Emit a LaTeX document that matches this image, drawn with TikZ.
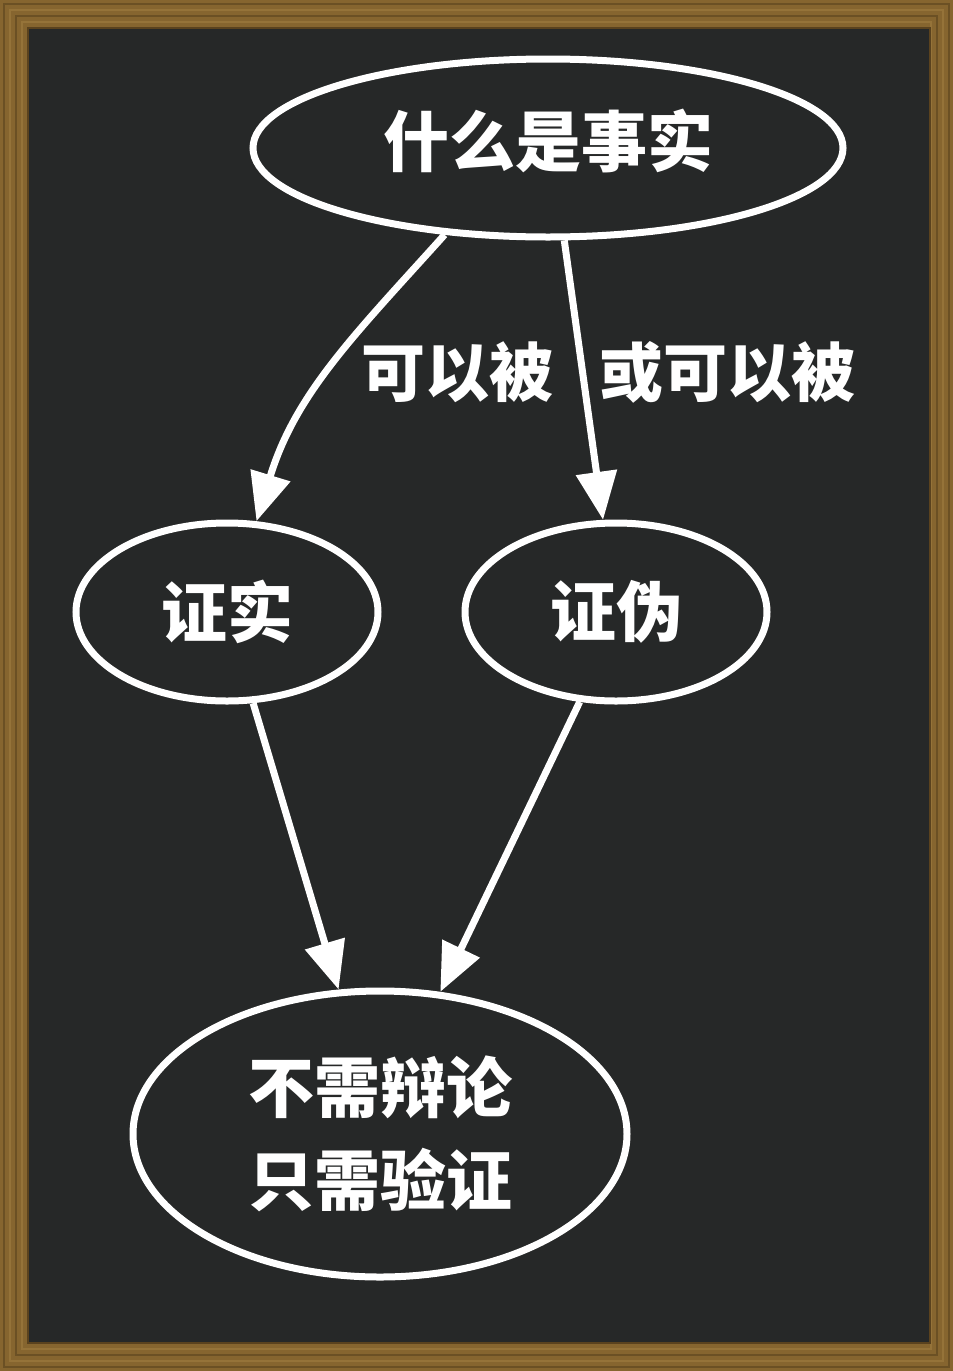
\documentclass[tikz,border=0pt]{standalone}
\usepackage{fontspec}
\newfontfamily\cjk{Noto Sans CJK SC}
\usetikzlibrary{shapes.geometric,arrows.meta}
\definecolor{board}{HTML}{262828}
\definecolor{wood}{HTML}{86652F}
\definecolor{wooddark}{HTML}{5A421E}
\definecolor{woodlight}{HTML}{A07D40}
\begin{document}
\begin{tikzpicture}[x=1pt,y=-1pt,
  bubble/.style={ellipse,draw=white,line width=7pt,inner sep=0pt,text=white,font=\cjk\bfseries\fontsize{66}{93}\selectfont,align=center},
  lbl/.style={text=white,font=\cjk\bfseries\fontsize{64}{70}\selectfont,inner sep=0pt},
  conn/.style={draw=white,line width=7pt,-{Triangle[length=48pt,width=40pt]}}]
\useasboundingbox (0,0) rectangle (953,1371);
% frame
\fill[wood] (0,0) rectangle (953,1371);
\foreach \d/\c in {4/wooddark,10/woodlight,16/wooddark,22/woodlight}
  \draw[\c,line width=1.5pt,opacity=0.6] (\d,\d) rectangle (953-\d,1371-\d);
\fill[board] (28,28) rectangle (930,1343);
\draw[wooddark,line width=2pt] (28,28) rectangle (930,1343);
% nodes
\node[bubble,minimum width=590pt,minimum height=178pt] (top) at (548,148) {};
\node[text=white,font=\cjk\bfseries\fontsize{66}{93}\selectfont,inner sep=0pt] (toptext) at (548,141) {什么是事实};
\node[bubble,minimum width=302pt,minimum height=178pt] (ver) at (227,612) {证实};
\node[bubble,minimum width=302pt,minimum height=178pt] (fal) at (616,612) {证伪};
\node[bubble,minimum width=494pt,minimum height=286pt] (res) at (380,1134) {不需辩论\\只需验证};
% connectors
\draw[conn] (top.220) to[out=228,in=73] (ver.72);
\draw[conn] (top.-80) -- (fal.98);
\draw[conn] (ver.-74) -- (res.106);
\draw[conn] (fal.-112) -- (res.67);
% labels
\node[lbl] (l1) at (457,372) {可以被};
\node[lbl] (l2) at (727,372) {或可以被};
\end{tikzpicture}
\end{document}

→ **WHAT TO PRODUCE**:
The material above must be printed exactly, with its pictures left out.

→ **RESULT OF THIS EXERCISE**:
Emit a LaTeX document that matches this image, drawn with TikZ.
\documentclass[tikz,border=0pt]{standalone}
\usepackage{fontspec}
\newfontfamily\cjk{Noto Sans CJK SC}
\usetikzlibrary{shapes.geometric,arrows.meta}
\definecolor{board}{HTML}{262828}
\definecolor{wood}{HTML}{86652F}
\definecolor{wooddark}{HTML}{5A421E}
\definecolor{woodlight}{HTML}{A07D40}
\begin{document}
\begin{tikzpicture}[x=1pt,y=-1pt,
  bubble/.style={ellipse,draw=white,line width=7pt,inner sep=0pt,text=white,font=\cjk\bfseries\fontsize{66}{93}\selectfont,align=center},
  lbl/.style={text=white,font=\cjk\bfseries\fontsize{64}{70}\selectfont,inner sep=0pt},
  conn/.style={draw=white,line width=7pt,-{Triangle[length=48pt,width=40pt]}}]
\useasboundingbox (0,0) rectangle (953,1371);
% frame
\fill[wood] (0,0) rectangle (953,1371);
\foreach \d/\c in {4/wooddark,10/woodlight,16/wooddark,22/woodlight}
  \draw[\c,line width=1.5pt,opacity=0.6] (\d,\d) rectangle (953-\d,1371-\d);
\fill[board] (28,28) rectangle (930,1343);
\draw[wooddark,line width=2pt] (28,28) rectangle (930,1343);
% nodes
\node[bubble,minimum width=590pt,minimum height=178pt] (top) at (548,148) {};
\node[text=white,font=\cjk\bfseries\fontsize{66}{93}\selectfont,inner sep=0pt] (toptext) at (548,141) {什么是事实};
\node[bubble,minimum width=302pt,minimum height=178pt] (ver) at (227,612) {证实};
\node[bubble,minimum width=302pt,minimum height=178pt] (fal) at (616,612) {证伪};
\node[bubble,minimum width=494pt,minimum height=286pt] (res) at (380,1134) {不需辩论\\只需验证};
% connectors
\draw[conn] (top.220) to[out=228,in=73] (ver.72);
\draw[conn] (top.-80) -- (fal.98);
\draw[conn] (ver.-74) -- (res.106);
\draw[conn] (fal.-112) -- (res.67);
% labels
\node[lbl] (l1) at (457,372) {可以被};
\node[lbl] (l2) at (727,372) {或可以被};
\end{tikzpicture}
\end{document}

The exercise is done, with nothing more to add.